Over the last couple of years, Millar has come out of hiding. Though public appearances remain exceedingly rare, he has forged new links with the world of cycling, including race analysis for Cycling News' 2011 Tour de France coverage in which he proved that at his understanding of the sport is as sharp as ever. Further access to his thoughts in the future would be very welcome; if he chooses otherwise, we as fans should respect his decision.


Sonia Huguet, born in Saint-Avold on this day in 1975, became French National Champion in Points racing in 1996 and Road Racing in 2003. In 2004, she won La Flèche Wallonne Féminine.

Shinichi Fukushima, born in Nagano Prefecture on this day in 1971, became National Road Race Champion in 2003. In addition to winning numerous Far Eastern races, he is one of the few Japanese riders to have made an impact in Europe, beginning with second place at the Prix d'Armorique in 2001. . In 2002 he was third at the Circuit de Saône-et-Loire, in 2006 he won Stage 1 at the Vuelta Ciclista a León and in 2010 he became National Champion for a second time. Fukushima signed to the Belgian Marlux-Ville de Charleroi team but remained with them for only six months, riding for Japanese teams until 2010 when he joined the South Korean Geumsan Ginseng Asia; then in 2011 he went to the Malaysian Terengganu and remains with them at the end of the 2012 season.

Sven-Åke Nilsson, born in Malmö, Sweden on this day in 1951, win the Tour de l'Avenir in 1976 and went on to achieve excellent results in a series of prestigious races, though he never quite managed to break through into the elite list of riders who have won those races. In 1978 he was 11th overall at the Tour de France; in 1979 he won Stage 4 and was second overall at Paris-Nice, then third at the Critérium International and the Amstel Gold Race. In 1980 he was second at La Flèche Wallonne and seventh overall at the Tour de France (and fourth in the King of the Mountains); then at the 1981 Tour he was eight overall and fifth in the King of the Mountains and at the 1982 Vuelta a Espana he won Stage 10 and was third overall.
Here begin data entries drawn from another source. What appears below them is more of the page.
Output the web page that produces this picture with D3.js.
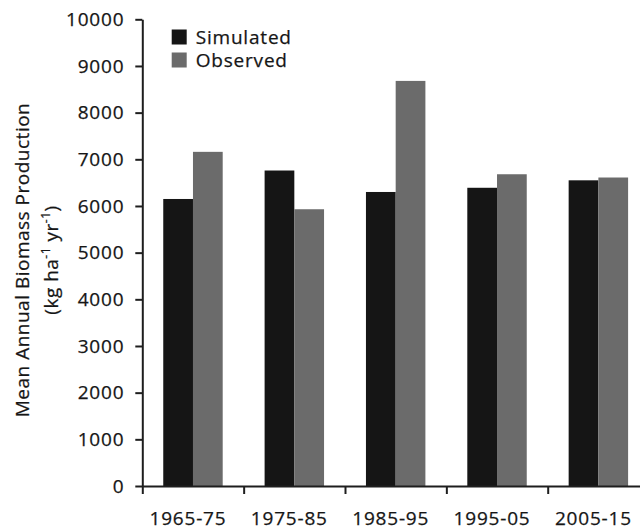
<!DOCTYPE html>
<html>
<head>
<meta charset="utf-8">
<script src="https://cdn.jsdelivr.net/npm/d3@7"></script>
<style>
  html, body { margin: 0; padding: 0; background: #fff; }
  svg { display: block; }
  text { font-family: "Open Sans", sans-serif; fill: #161616; stroke: #161616; stroke-width: 0.25px; }
</style>
</head>
<body>
<svg id="chart" width="640" height="529"></svg>
<script>
// Decades and mean annual biomass production (kg ha-1 yr-1)
const periods = ["1965-75", "1975-85", "1985-95", "1995-05", "2005-15"];
const seriesNames = ["Simulated", "Observed"];
const simulated = [6150, 6760, 6300, 6390, 6550];
const observed = [7160, 5930, 8680, 6680, 6610];
const yTicks = [0, 1000, 2000, 3000, 4000, 5000, 6000, 7000, 8000, 9000, 10000];
const colors = ["#151515", "#6b6b6b"];

const svg = d3.select("#chart");
const margin = { left: 142.3, top: 19.3, bottom: 486 };
const step = 101.35;
const xRight = margin.left + step * periods.length;

const x0 = d3.scaleBand().domain(periods).range([margin.left, xRight]).padding(0);
const x1 = d3.scaleBand().domain(seriesNames).range([0, x0.bandwidth()])
  .paddingInner(0).paddingOuter(0.705);
const y = d3.scaleLinear().domain([0, 10000]).range([margin.bottom, margin.top]);

const rows = periods.map((p, i) => ({ period: p, values: [simulated[i], observed[i]] }));

// Bars
const groups = svg.append("g").selectAll("g").data(rows).join("g")
  .attr("transform", d => `translate(${x0(d.period)},0)`);
groups.selectAll("rect")
  .data(d => d.values.map((v, j) => ({ name: seriesNames[j], value: v, j })))
  .join("rect")
  .attr("x", d => x1(d.name))
  .attr("width", x1.bandwidth())
  .attr("y", d => y(d.value))
  .attr("height", d => y(0) - y(d.value))
  .attr("fill", d => colors[d.j]);

// Y axis
const yAxis = svg.append("g")
  .attr("transform", `translate(${margin.left},0)`)
  .call(d3.axisLeft(y).tickValues(yTicks).tickFormat(d3.format("d"))
    .tickSize(7).tickSizeOuter(0).tickPadding(11));
yAxis.selectAll("text").style("font-size", "19px").style("letter-spacing", "0.8px");

// X axis: boundary ticks between periods
const xb = d3.scaleLinear().domain([0, periods.length]).range([margin.left, xRight]);
svg.append("g")
  .attr("transform", `translate(0,${margin.bottom})`)
  .call(d3.axisBottom(xb).tickValues(d3.range(0, periods.length + 1))
    .tickFormat("").tickSize(8).tickSizeOuter(0));

// X axis: period labels
const xLabels = svg.append("g")
  .attr("transform", `translate(0,${margin.bottom})`)
  .call(d3.axisBottom(x0).tickSize(0).tickPadding(26));
xLabels.select(".domain").remove();
xLabels.selectAll("text").style("font-size", "19px").style("letter-spacing", "0.8px")
  .attr("dx", "-5");

svg.selectAll(".domain, .tick line")
  .attr("stroke", "#1e1e1e").attr("stroke-width", 2);
svg.selectAll(".tick text").attr("fill", "#161616");

// Y axis title
const title = svg.append("text")
  .attr("transform", "translate(0,260) rotate(-90)")
  .attr("text-anchor", "middle")
  .style("font-size", "19px").style("letter-spacing", "0.5px");
title.append("tspan").attr("x", 0).attr("y", 29).text("Mean Annual Biomass Production");
const l2 = title.append("tspan").attr("x", 0).attr("y", 58);
l2.append("tspan").text("(kg ha");
l2.append("tspan").attr("baseline-shift", "super").style("font-size", "12px").text("-1");
l2.append("tspan").text(" yr");
l2.append("tspan").attr("baseline-shift", "super").style("font-size", "12px").text("-1");
l2.append("tspan").text(")");

// Legend
const legend = svg.append("g").attr("transform", "translate(171.7,29.5)");
const items = legend.selectAll("g").data(seriesNames).join("g")
  .attr("transform", (d, i) => `translate(0,${i * 23})`);
items.append("rect").attr("width", 15).attr("height", 15)
  .attr("fill", (d, i) => colors[i]);
items.append("text").attr("x", 24).attr("y", 7.5).attr("dy", "0.35em")
  .style("font-size", "19px").style("letter-spacing", "0.8px").text(d => d);
</script>
</body>
</html>
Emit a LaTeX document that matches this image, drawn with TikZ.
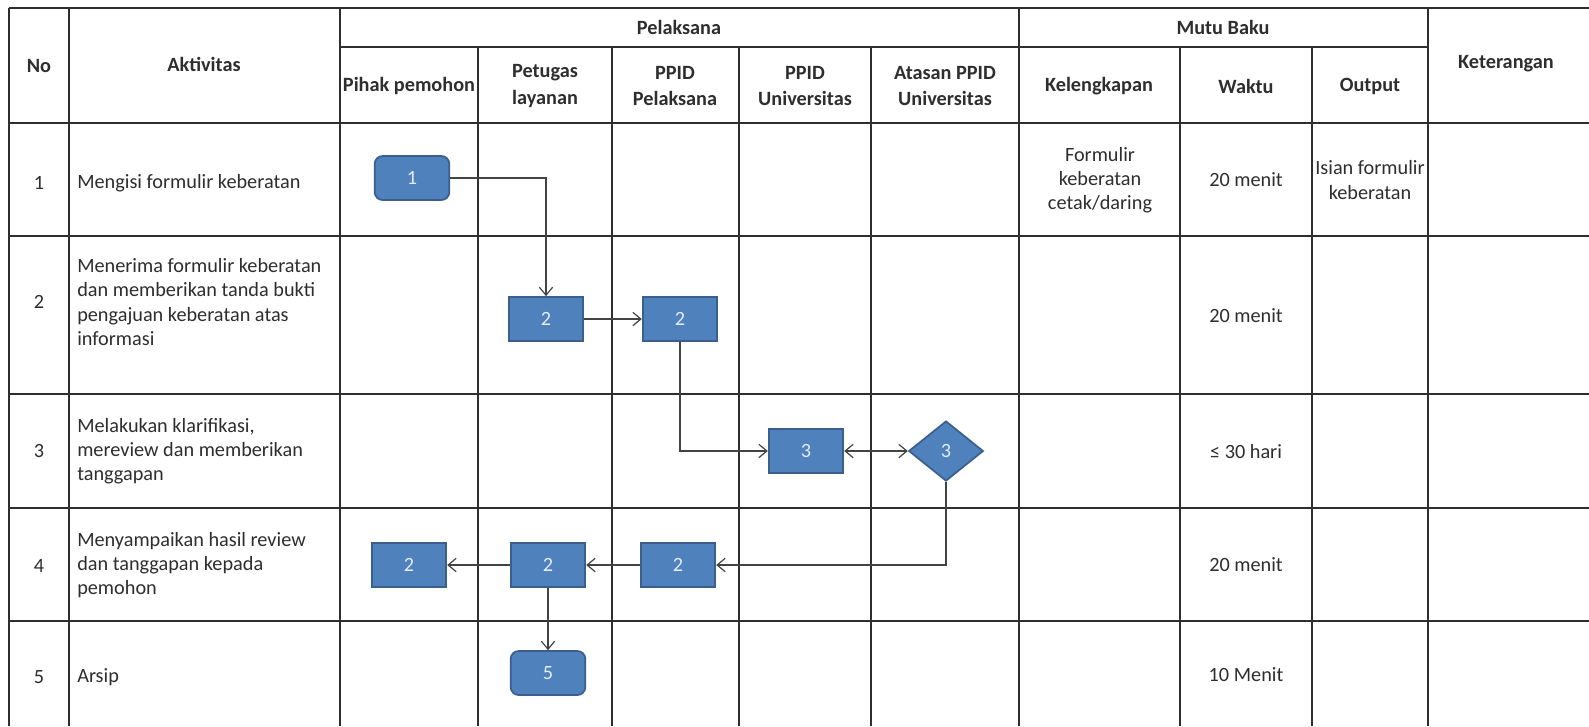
\documentclass[tikz,border=0pt]{standalone}
\usepackage{fontspec}
\setmainfont{Carlito}
\usetikzlibrary{arrows.meta,shapes.geometric}
\definecolor{boxblue}{HTML}{4F81BD}
\definecolor{boxedge}{HTML}{3A5F8C}
\definecolor{ink}{HTML}{2E2E2E}
\begin{document}
\begin{tikzpicture}[x=0.75pt, y=-0.75pt,
    >={Straight Barb[length=6pt,width=10pt]},
    every node/.style={font=\fontsize{15.2}{18.2}\selectfont, text=ink, inner sep=0pt},
    head/.style={font=\fontsize{15.2}{19.8}\selectfont\bfseries, align=center},
    cell/.style={align=center},
    task/.style={anchor=west, align=left},
    rule/.style={draw=ink, line width=1.3pt},
    proc/.style={rectangle, draw=boxedge, fill=boxblue, line width=1.3pt,
      minimum width=56pt, minimum height=33pt, text=white!85!boxblue},
    term/.style={proc, rounded corners=6pt},
    check/.style={proc, diamond, minimum width=56pt, minimum height=45pt},
    flow/.style={draw=ink!90, line width=0.9pt}]
    \newcommand\kTop{8}
    \newcommand\kBot{726}
    \newcommand\kRight{1589}
    \fill[white] (0,0) rectangle (\kRight,\kBot);
    \useasboundingbox (0,0) rectangle (\kRight,\kBot);
    \foreach \x in {9,69,340,1019,1428} {
      \draw[rule] (\x,\kTop) -- (\x,\kBot);
    }
    \foreach \x in {478,612,739,871,1180,1312} {
      \draw[rule] (\x,47) -- (\x,\kBot);
    }
    \draw[rule] (9,\kTop) -- (\kRight,\kTop);
    \draw[rule] (340,47) -- (1428,47);
    \foreach \y in {123,236,394,508,621} {
      \draw[rule] (9,\y) -- (\kRight,\y);
    }
    \node[head] (hNo) at (39,66) {No};
    \node[head] (hAkt) at (204,64) {Aktivitas};
    \node[head] (hPel) at (679,27) {Pelaksana};
    \node[head] (hMutu) at (1223,27) {Mutu Baku};
    \node[head] (hKet) at (1506,64) {Keterangan};
    \foreach \n/\x/\t in {pem/409/Pihak pemohon, pet/545/Petugas\\layanan,
        ppl/675/PPID\\Pelaksana, ppu/805/PPID\\Universitas,
        ata/945/Atasan PPID\\Universitas, kel/1099/Kelengkapan,
        wkt/1246/Waktu, out/1370/Output} {
      \node[head] (h\n) at (\x,86) {\t};
    }
    \foreach \n/\y in {1/183,2/302,3/451,4/566,5/677} {
      \node (no\n) at (39,\y) {\n};
    }
    \node[task] (akt1) at (77,183) {Mengisi formulir keberatan};
    \node[task] (akt2) at (77,302)
      {Menerima formulir keberatan\\dan memberikan tanda bukti\\pengajuan keberatan atas\\informasi};
    \node[task] (akt3) at (77,451)
      {Melakukan klarifikasi,\\mereview dan memberikan\\tanggapan};
    \node[task] (akt4) at (77,565)
      {Menyampaikan hasil review\\dan tanggapan kepada\\pemohon};
    \node[task] (akt5) at (77,677) {Arsip};
    \node[cell] (kel1) at (1100,180) {Formulir\\keberatan\\cetak/daring};
    \node[cell] (out1) at (1370,180) {Isian formulir\\keberatan};
    \foreach \n/\y/\t in {1/180/20 menit, 2/316/20 menit, 3/452/≤ 30 hari,
        4/565/20 menit, 5/675/10 Menit} {
      \node (wkt\n) at (1246,\y) {\t};
    }
    \node[term] (b1) at (412,178) {1};
    \node[proc] (b2a) at (546,319) {2};
    \node[proc] (b2b) at (680,319) {2};
    \node[proc] (b3) at (806,451) {3};
    \node[check] (d3) at (946,451) {3};
    \node[proc] (b4c) at (678,565) {2};
    \node[proc] (b4b) at (548,565) {2};
    \node[proc] (b4a) at (409,565) {2};
    \node[term] (b5) at (548,673) {5};
    \draw[flow,->] (b1.east) -| (b2a.north);
    \draw[flow,->] (b2a) -- (b2b);
    \draw[flow,->] (b2b.south) |- (b3.west);
    \draw[flow,<->] (b3) -- (d3);
    \draw[flow,->] (d3.south) |- (b4c.east);
    \draw[flow,->] (b4c) -- (b4b);
    \draw[flow,->] (b4b) -- (b4a);
    \draw[flow,->] (b4b) -- (b5);
  \end{tikzpicture}
\end{document}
Rie Katayama, born on this day in 1979
Brian Fowler, born in Christchurch on this day in 1962, became National Road Race Champion of New Zealand in 1988 and successfully defended his title one year later.
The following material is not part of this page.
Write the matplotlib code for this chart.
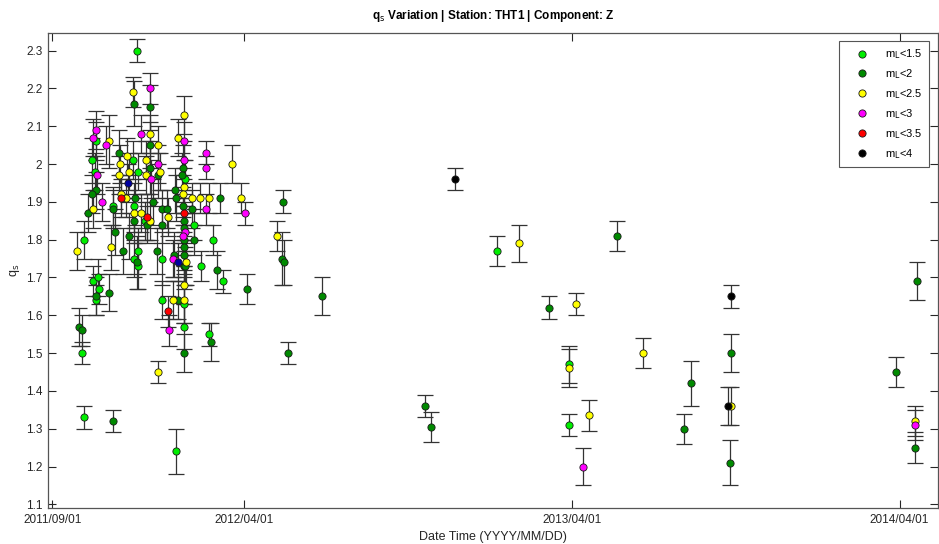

Other cyclists born on this day: Dieter Grabe (East Germany, 1945); Rie Katayama (Japan, 1979); Crystal Lane (Great Britain, 1985); Yury Yuda (Kazakhstan, 1983); Stanley Chambers (Great Britain , 1910); Kriengsak Varavudhi (Thailand, 1948); Oscar García (Argentina, 1941); Thierry Laurent (France, 1966); Koldo Fernández (Euskadi, 1981); Hernán Patiño (Colombia, 1966); Ivan Tsvetkov (Bulgaria, 1951).